### JOB:
Check each line of the material below, and copy it if it holds the string "matplotlib".

### DATA FOR THE TASK:
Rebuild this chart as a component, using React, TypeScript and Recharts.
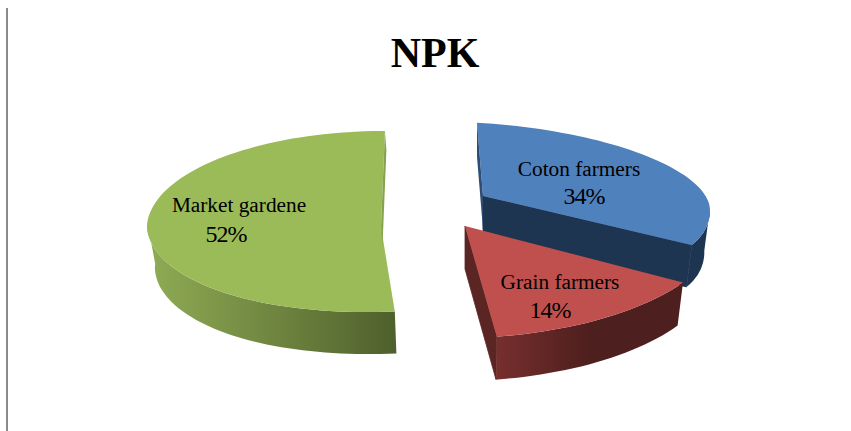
import { PieChart, Pie } from 'recharts';

const W = 851;
const H = 431;

const CATEGORIES = ['Coton farmers', 'Grain farmers', 'Market gardene'];
const SHARES = [34, 14, 52];
const TOP_COLORS = ['#4f81bd', '#c0504d', '#9bbb59'];
const WALL_FILLS = ['url(#wallBlue)', 'url(#wallRed)', 'url(#wallGreen)'];
const UNDER_CUT_COLORS = ['#1e3551', '#5a2523', 'none'];
const OVER_CUT_COLORS = ['#2c4d75', 'none', '#86a24e'];

// hand fitted projection of every slice: apex, u axis, v axis (back / front), extrusion
const SLICE_VIEW = [
  { ax: 483, ay: 196, ux: 227, uy: 14, vxB: 2, vyB: 73, vxF: 55, vyF: 71, dx: 0, dy: 42, overCut: 'start', cutDx: 0, cutDy: 34 },
  { ax: 465, ay: 226, ux: 257, uy: -2, vxB: 0, vyB: 100, vxF: -5, vyF: 112, dx: 0, dy: 43, overCut: '', cutDx: 0, cutDy: 0 },
  { ax: 381, ay: 227, ux: 234, uy: 2, vxB: -8, vyB: 96, vxF: -20, vyF: 85, dx: 2, dy: 42, overCut: 'end', cutDx: 1.5, cutDy: 19 },
];
const WALL_TAPER = 0.025;

const LABEL_SPOTS = [
  { x: 579, y: 176, px: 584, py: 204 },
  { x: 560, y: 289, px: 550, py: 318 },
  { x: 239, y: 212, px: 226, py: 242 },
];

const chartData = CATEGORIES.map((name, i) => ({ name, value: SHARES[i] }));

const SERIF = '"Liberation Serif", "Times New Roman", serif';

function project(view: any, theta: number) {
  const rad = (theta * Math.PI) / 180;
  const u = Math.sin(rad);
  const v = -Math.cos(rad);
  const skew = v > 0 ? view.vxF * v * v : view.vxB * v;
  const vy = v > 0 ? view.vyF : view.vyB;
  return [view.ax + u * view.ux + skew, view.ay + u * view.uy + v * vy];
}

function toPath(points: number[][]) {
  return 'M' + points.map((p) => p[0].toFixed(1) + ' ' + p[1].toFixed(1)).join('L') + 'Z';
}

// the back of the rim is hidden behind the top face
const isFront = (theta: number) => Math.cos((theta * Math.PI) / 180) < 0.05;

// one slice, the angles come from the Pie
function Slice3D(props: any) {
  const i = props.index;
  const view = SLICE_VIEW[i];
  const from = 90 - props.startAngle;
  const to = 90 - props.endAngle;
  const arc: number[][] = [];
  const frontArc: number[][] = [];
  for (let a = from; a < to; a += 2) {
    const p = project(view, a);
    arc.push(p);
    if (isFront(a)) frontArc.push(p);
  }
  arc.push(project(view, to));
  if (isFront(to)) frontArc.push(project(view, to));

  const shift = (p: number[]) => [p[0] + view.dx - WALL_TAPER * (p[0] - view.ax), p[1] + view.dy];
  const nudge = (p: number[]) => [p[0] + view.cutDx, p[1] + view.cutDy];
  const apex = [view.ax, view.ay];
  const first = arc[0];
  const last = arc[arc.length - 1];
  const wall = [...frontArc, ...frontArc.map(shift).reverse()];
  const underCut = [last, apex, shift(apex), shift(last)];
  const edge = view.overCut === 'start' ? first : last;
  const overCut = [edge, apex, nudge(apex), nudge(edge)];

  return (
    <g>
      <path d={toPath(underCut)} fill={UNDER_CUT_COLORS[i]} stroke={UNDER_CUT_COLORS[i]} strokeWidth={0.8} />
      <path d={toPath(wall)} fill={WALL_FILLS[i]} />
      <path d={toPath([apex, ...arc])} fill={TOP_COLORS[i]} />
      {view.overCut && <path d={toPath(overCut)} fill={OVER_CUT_COLORS[i]} />}
    </g>
  );
}

function SliceLabel(props: any) {
  const spot = LABEL_SPOTS[props.index];
  return (
    <g fontFamily={SERIF} fill="#000">
      <text x={spot.x} y={spot.y} textAnchor="middle" fontSize={21.3}>
        {props.name}
      </text>
      <text x={spot.px} y={spot.py} textAnchor="middle" fontSize={24} letterSpacing={-1}>
        {Math.round(props.percent * 100)}%
      </text>
    </g>
  );
}

export default function App() {
  return (
    <div style={{ position: 'absolute', left: 0, top: 0, width: W, height: H, background: '#fff', overflow: 'hidden' }}>
      <div style={{ position: 'absolute', left: 6, top: 8, width: 2, height: H - 8, background: '#8a8a8a' }} />
      <PieChart width={W} height={H} margin={{ top: 0, right: 0, bottom: 0, left: 0 }}>
        <defs>
          <linearGradient id="wallBlue" gradientUnits="userSpaceOnUse" x1="480" y1="0" x2="710" y2="0">
            <stop offset="0%" stopColor="#1e3551" />
            <stop offset="100%" stopColor="#1e3551" />
          </linearGradient>
          <linearGradient id="wallRed" gradientUnits="userSpaceOnUse" x1="495" y1="0" x2="590" y2="0">
            <stop offset="0%" stopColor="#772f2d" />
            <stop offset="100%" stopColor="#4d1f1e" />
          </linearGradient>
          <linearGradient id="wallGreen" gradientUnits="userSpaceOnUse" x1="150" y1="0" x2="395" y2="0">
            <stop offset="0%" stopColor="#8fab54" />
            <stop offset="100%" stopColor="#4f602c" />
          </linearGradient>
        </defs>
        <text x={435} y={67} textAnchor="middle" fontFamily={SERIF} fontWeight="bold" fontSize={42} fill="#000">
          NPK
        </text>
        <Pie
          data={chartData}
          dataKey="value"
          nameKey="name"
          cx={435}
          cy={230}
          outerRadius={230}
          startAngle={91}
          endAngle={-269}
          stroke="none"
          shape={Slice3D}
          label={SliceLabel}
          labelLine={false}
          isAnimationActive={false}
        />
      </PieChart>
    </div>
  );
}
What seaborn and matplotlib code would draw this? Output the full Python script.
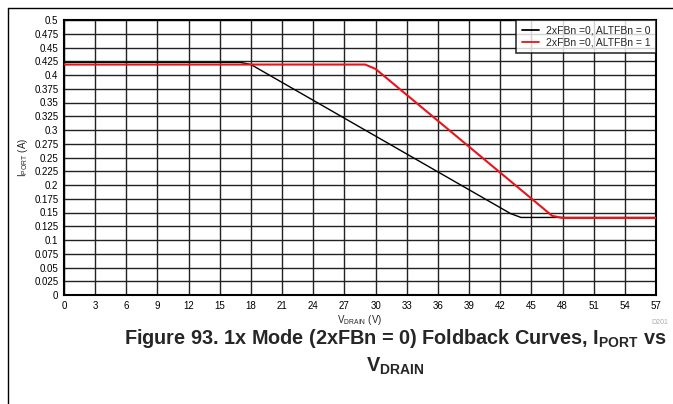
import matplotlib
matplotlib.use("Agg")
import matplotlib.pyplot as plt
from matplotlib.lines import Line2D
import numpy as np
import pandas as pd
import seaborn as sns

# Foldback curves: port current limit vs drain voltage
vdrain_alt0 = [0, 17, 18, 43, 44, 57]
iport_alt0 = [0.423, 0.423, 0.419, 0.148, 0.141, 0.141]
vdrain_alt1 = [0, 29, 30, 47, 48, 57]
iport_alt1 = [0.419, 0.419, 0.411, 0.144, 0.140, 0.140]
series_names = ["2xFBn =0, ALTFBn = 0", "2xFBn =0, ALTFBn = 1"]
x_ticks = list(range(0, 58, 3))
y_ticks = [round(0.025 * i, 3) for i in range(21)]

df = pd.concat([
    pd.DataFrame({"V": vdrain_alt0, "I": iport_alt0, "series": series_names[0]}),
    pd.DataFrame({"V": vdrain_alt1, "I": iport_alt1, "series": series_names[1]}),
])

sns.set_style("white")
plt.rcParams["font.family"] = ["Liberation Sans", "DejaVu Sans"]
plt.rcParams["mathtext.fontset"] = "custom"
plt.rcParams["mathtext.rm"] = "Liberation Sans"
plt.rcParams["mathtext.bf"] = "Liberation Sans:bold"

fig = plt.figure(figsize=(6.73, 4.04), dpi=100)
ax = fig.add_axes([64 / 673, 1 - 295 / 404, 592 / 673, 275 / 404])

sns.lineplot(data=df, x="V", y="I", hue="series", hue_order=series_names,
             palette=["black", "#e8141b"], sort=False, estimator=None,
             ax=ax, legend=True)
for line, lw in zip(ax.lines, [1.0, 1.5]):
    line.set_linewidth(lw)
    line.set_zorder(3)

ax.set_xlim(0, 57)
ax.set_ylim(0, 0.5)
ax.set_xticks(x_ticks)
ax.set_xticklabels([str(t) for t in x_ticks])
ax.set_yticks(y_ticks)
ax.set_yticklabels([("%g" % t) for t in y_ticks])
ax.tick_params(axis="both", length=0, labelsize=7, pad=4, colors="black")
ax.grid(True, color="#222222", linewidth=1.0)
ax.set_axisbelow(True)
for sp in ax.spines.values():
    sp.set_visible(True)
    sp.set_color("black")
    sp.set_linewidth(1.5)

ax.set_xlabel(r"V$_{\mathrm{DRAIN}}$ (V)", fontsize=7, labelpad=2)
ax.set_ylabel(r"I$_{\mathrm{PORT}}$ (A)", fontsize=7, labelpad=3)

leg = ax.legend(loc="upper right", fontsize=7.5, frameon=True, fancybox=False,
                handlelength=1.7, handletextpad=0.6, borderaxespad=0,
                borderpad=0.55, labelspacing=0.15, title=None)
leg.get_frame().set_edgecolor("black")
leg.get_frame().set_linewidth(1.2)
for h in leg.get_lines():
    h.set_linewidth(1.3)

fig.text(660 / 673, 1 - 322 / 404, "D201", fontsize=5, color="#aaaaaa",
         ha="center", va="center")

fig.text(395 / 673, 1 - 338 / 404,
         r"Figure 93. 1x Mode (2xFBn = 0) Foldback Curves, I$_{\mathbf{PORT}}$ vs",
         fontsize=14.3, fontweight="bold", ha="center", va="center")
fig.text(395 / 673, 1 - 366 / 404, r"V$_{\mathbf{DRAIN}}$",
         fontsize=14.3, fontweight="bold", ha="center", va="center")

# page frame lines
fig.add_artist(Line2D([8 / 673, 1], [1 - 8 / 404, 1 - 8 / 404],
                      transform=fig.transFigure, color="black", linewidth=1))
fig.add_artist(Line2D([8 / 673, 8 / 673], [0, 1 - 8 / 404],
                      transform=fig.transFigure, color="black", linewidth=1))

fig.savefig("out.png", dpi=100)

### ANSWER FOR THIS EXERCISE:
What seaborn and matplotlib code would draw this? Output the full Python script.
import matplotlib
matplotlib.use("Agg")
import matplotlib.pyplot as plt
from matplotlib.lines import Line2D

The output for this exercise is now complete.